Коллонтай считал, что единственным успешным средством преодоления этих трудностей является сомнение в любых ходячих истинах и мнениях. Этот принцип он развивал в духе декартовского рационализма: «Но не потому мы сомневаемся, что не хотим верить ничему тому, чего мы сами понимать не можем, а потому, что хотим лучше убедиться [в истине] через наше собственное знание, чем через уверенность в достоверности знания других людей» (14, 359). Методическое сомнение является универсальным принципом: «Человек не может слепо доверяться чужому знанию, даже если все люди принимают его на веру». Сомнение и критицизм являются, по мнению Коллонтая, «врожденными способностями человека и даже его неотделимым естественным законом» (30, 257–258). Таким образом он формулирует (в подобном масштабе впервые в Польше) постулат, который был призван стать одной из фундаментальных составных частей новой «умственной» культуры. Это уже была не какая-то программа ограниченного отказа от схоластики в пользу светского рационализма, а программа по своей направленности полностью освобожденная от внерациональных зависимостей.

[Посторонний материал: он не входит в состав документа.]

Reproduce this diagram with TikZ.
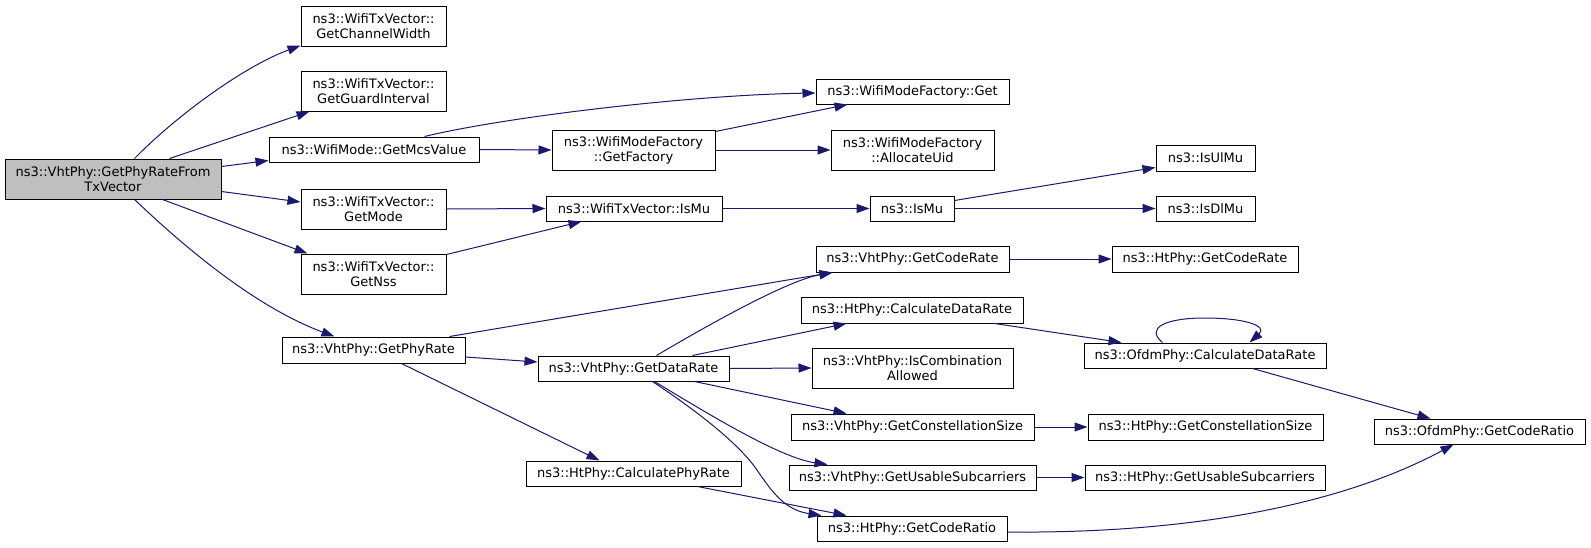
\documentclass[tikz,border=0pt]{standalone}
\usepackage{fontspec}
\setmainfont{DejaVu Sans}
\usetikzlibrary{arrows.meta}
\definecolor{edgeblue}{RGB}{25,25,112}
\definecolor{rootgray}{RGB}{191,191,191}
\begin{document}
\begin{tikzpicture}[x=1pt,y=-1pt,
  fn/.style={draw=black, line width=1pt, fill=white, inner sep=0pt, align=center,
             font=\fontsize{13}{15}\selectfont},
  call/.style={draw=edgeblue, line width=1pt, -{Triangle[length=13pt,width=9pt,fill=edgeblue]}}]
\useasboundingbox[fill=white] (0,0) rectangle (1591,547);

% nodes
\node[fn, fill=rootgray, minimum width=216pt, minimum height=40pt] (root) at (113,179) {ns3::VhtPhy::GetPhyRateFrom\\TxVector};
\node[fn, minimum width=145pt, minimum height=40pt] (cw) at (373.5,26) {ns3::WifiTxVector::\\GetChannelWidth};
\node[fn, minimum width=145pt, minimum height=40pt] (gi) at (373.5,91) {ns3::WifiTxVector::\\GetGuardInterval};
\node[fn, minimum width=210pt, minimum height=25pt] (mcs) at (374,149.5) {ns3::WifiMode::GetMcsValue};
\node[fn, minimum width=145pt, minimum height=40pt] (mode) at (373.5,209) {ns3::WifiTxVector::\\GetMode};
\node[fn, minimum width=145pt, minimum height=40pt] (nss) at (373.5,274) {ns3::WifiTxVector::\\GetNss};
\node[fn, minimum width=183pt, minimum height=26pt] (phyrate) at (373.5,350) {ns3::VhtPhy::GetPhyRate};

\node[fn, minimum width=163pt, minimum height=40pt] (factory) at (633.5,150) {ns3::WifiModeFactory\\::GetFactory};
\node[fn, minimum width=176pt, minimum height=25pt] (txmu) at (634,208.5) {ns3::WifiTxVector::IsMu};
\node[fn, minimum width=191pt, minimum height=25pt] (vdatarate) at (633.5,368.5) {ns3::VhtPhy::GetDataRate};
\node[fn, minimum width=215pt, minimum height=25pt] (calcphyrate) at (633.5,473.5) {ns3::HtPhy::CalculatePhyRate};

\node[fn, minimum width=193pt, minimum height=25pt] (get) at (912.5,91.5) {ns3::WifiModeFactory::Get};
\node[fn, minimum width=163pt, minimum height=40pt] (alloc) at (912.5,150) {ns3::WifiModeFactory\\::AllocateUid};
\node[fn, minimum width=84pt, minimum height=25pt] (ismu) at (912,208.5) {ns3::IsMu};
\node[fn, minimum width=193pt, minimum height=26pt] (vcoderate) at (912.5,259) {ns3::VhtPhy::GetCodeRate};
\node[fn, minimum width=222pt, minimum height=26pt] (hcalcdr) at (912,310) {ns3::HtPhy::CalculateDataRate};
\node[fn, minimum width=201pt, minimum height=40pt] (iscomb) at (912.5,368) {ns3::VhtPhy::IsCombination\\Allowed};
\node[fn, minimum width=243pt, minimum height=26pt] (vconst) at (912.5,427) {ns3::VhtPhy::GetConstellationSize};
\node[fn, minimum width=247pt, minimum height=25pt] (vusable) at (912.5,477.5) {ns3::VhtPhy::GetUsableSubcarriers};
\node[fn, minimum width=190pt, minimum height=25pt] (hcoderatio) at (912,528.5) {ns3::HtPhy::GetCodeRatio};

\node[fn, minimum width=99pt, minimum height=26pt] (ulmu) at (1205.5,158) {ns3::IsUlMu};
\node[fn, minimum width=99pt, minimum height=25pt] (dlmu) at (1205.5,208.5) {ns3::IsDlMu};
\node[fn, minimum width=186pt, minimum height=26pt] (hcoderate) at (1205,259) {ns3::HtPhy::GetCodeRate};
\node[fn, minimum width=242pt, minimum height=25pt] (ocalcdr) at (1205,355.5) {ns3::OfdmPhy::CalculateDataRate};
\node[fn, minimum width=235pt, minimum height=26pt] (hconst) at (1205.5,427) {ns3::HtPhy::GetConstellationSize};
\node[fn, minimum width=240pt, minimum height=25pt] (husable) at (1205,477.5) {ns3::HtPhy::GetUsableSubcarriers};

\node[fn, minimum width=211pt, minimum height=25pt] (ocoderatio) at (1479.5,431.5) {ns3::OfdmPhy::GetCodeRatio};

\coordinate (bendA) at (757,470);
\coordinate (loopTop) at (1205,318);

% edges
\draw[call] ([shift={(130,0)}]root.north west) .. controls (172,120) and (240,68) .. ([shift={(0,-1)}]cw.south west);
\draw[call] ([shift={(165,0)}]root.north west) -- ([shift={(9,0)}]gi.south west);
\draw[call] ([shift={(0,8)}]root.north east) -- ([shift={(0,-2)}]mcs.south west);
\draw[call] ([shift={(0,33)}]root.north east) -- ([shift={(0,-7)}]mode.west);
\draw[call] ([shift={(158,0)}]root.south west) -- ([shift={(7,0)}]nss.north west);
\draw[call] ([shift={(130,0)}]root.south west) .. controls (175,238) and (250,305) .. ([shift={(53,0)}]phyrate.north west);

\draw[call] ([shift={(156,0)}]mcs.north west) .. controls (505,117) and (690,95) .. ([shift={(0,1.5)}]get.west);
\draw[call] (mcs.east) -- (factory.west);
\draw[call] ([shift={(0,2)}]factory.north east) -- ([shift={(32,0)}]get.south west);
\draw[call] (factory.east) -- (alloc.west);
\draw[call] (mode.east) -- (txmu.west);
\draw[call] ([shift={(0,1)}]nss.north east) -- ([shift={(36,0)}]txmu.south west);
\draw[call] (txmu.east) -- (ismu.west);
\draw[call] ([shift={(0,5)}]ismu.north east) -- ([shift={(0,-4)}]ulmu.south west);
\draw[call] (ismu.east) -- (dlmu.west);

\draw[call] ([shift={(168,0)}]phyrate.north west) -- ([shift={(17,0)}]vcoderate.south west);
\draw[call] ([shift={(0,7)}]phyrate.east) -- ([shift={(0,-6.5)}]vdatarate.west);
\draw[call] ([shift={(120,0)}]phyrate.south west) -- ([shift={(74,0)}]calcphyrate.north west);

\draw[call] ([shift={(119,0)}]vdatarate.north west) .. controls (720,318) and (790,280) .. ([shift={(17,0)}]vcoderate.south west);
\draw[call] ([shift={(155,0)}]vdatarate.north west) -- ([shift={(46,0)}]hcalcdr.south west);
\draw[call] (vdatarate.east) -- (iscomb.west);
\draw[call] ([shift={(157,0)}]vdatarate.south west) -- ([shift={(56,0)}]vconst.north west);
\draw[call] ([shift={(117,0)}]vdatarate.south west) .. controls (705,412) and (780,458) .. ([shift={(39,0)}]vusable.north west);
\draw[call] ([shift={(115,0)}]vdatarate.south west) .. controls (700,413) and (740,445) .. (bendA) .. controls (772,492) and (785,510) .. ([shift={(5,0)}]hcoderatio.north west);
\draw[call] ([shift={(172,0)}]calcphyrate.south west) -- ([shift={(30,0)}]hcoderatio.north west);

\draw[call] (vcoderate.east) -- (hcoderate.west);
\draw[call] ([shift={(194,0)}]hcalcdr.south west) -- ([shift={(38,0)}]ocalcdr.north west);
\draw[call] ([shift={(79,0)}]ocalcdr.north west) .. controls (1145,328) and (1165,318) .. (loopTop) .. controls (1245,318) and (1268,326) .. ([shift={(166,0)}]ocalcdr.north west);
\draw[call] ([shift={(169,0)}]ocalcdr.south west) -- ([shift={(57,0)}]ocoderatio.north west);
\draw[call] (vconst.east) -- (hconst.west);
\draw[call] (vusable.east) -- (husable.west);
\draw[call] ([shift={(0,3.5)}]hcoderatio.east) .. controls (1220,534) and (1360,495) .. ([shift={(80,0)}]ocoderatio.south west);
\end{tikzpicture}
\end{document}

Наиболее важными были, пожалуй, последствия применения этой программы к социальной философии и политике, ибо, как уже говорилось, последние представляли собой ту область, в которой раньше возникли устремления к эмансипации разума и в которой эти последствия имели наиболее серьезное практическое значение. Вторая половина XVIII в. в Польше была периодом драматической борьбы просветительской программы политически-государственных и социальных реформ против авторитарных мнений, суеверий и предубеждений. Драматизм этой борьбы вытекал из того, что ставкой в ней было существование государства и нации. Борьба разума с темной традицией толкнула Польшу на политические потери, и государство пало в 1795 г. Однако можно говорить о победе Просвещения в том смысле, что оно создало культурное наследие, призванное решать будущие судьбы нации в условиях потерянной государственной независимости. Таким способом удается установить тесную связь между стремлением разума к автономии в сфере науки и теории и процессами формирования нации, освобождающейся от феодально-шляхетской зависимости. Политическая деятельность и теоретическое творчество автора «Писем анонима» олицетворяли собой эту связь философии с историческим процессом. Коллонтай не питал преувеличенных иллюзий относительно реальных возможностей достижения полной автономии и суверенности разума в практической жизни. Его заслуга заключалась в сознательном отстаивании постулата, провозглашающего необходимость выхода за те истины, которые освящаются лишь в силу давности их существования.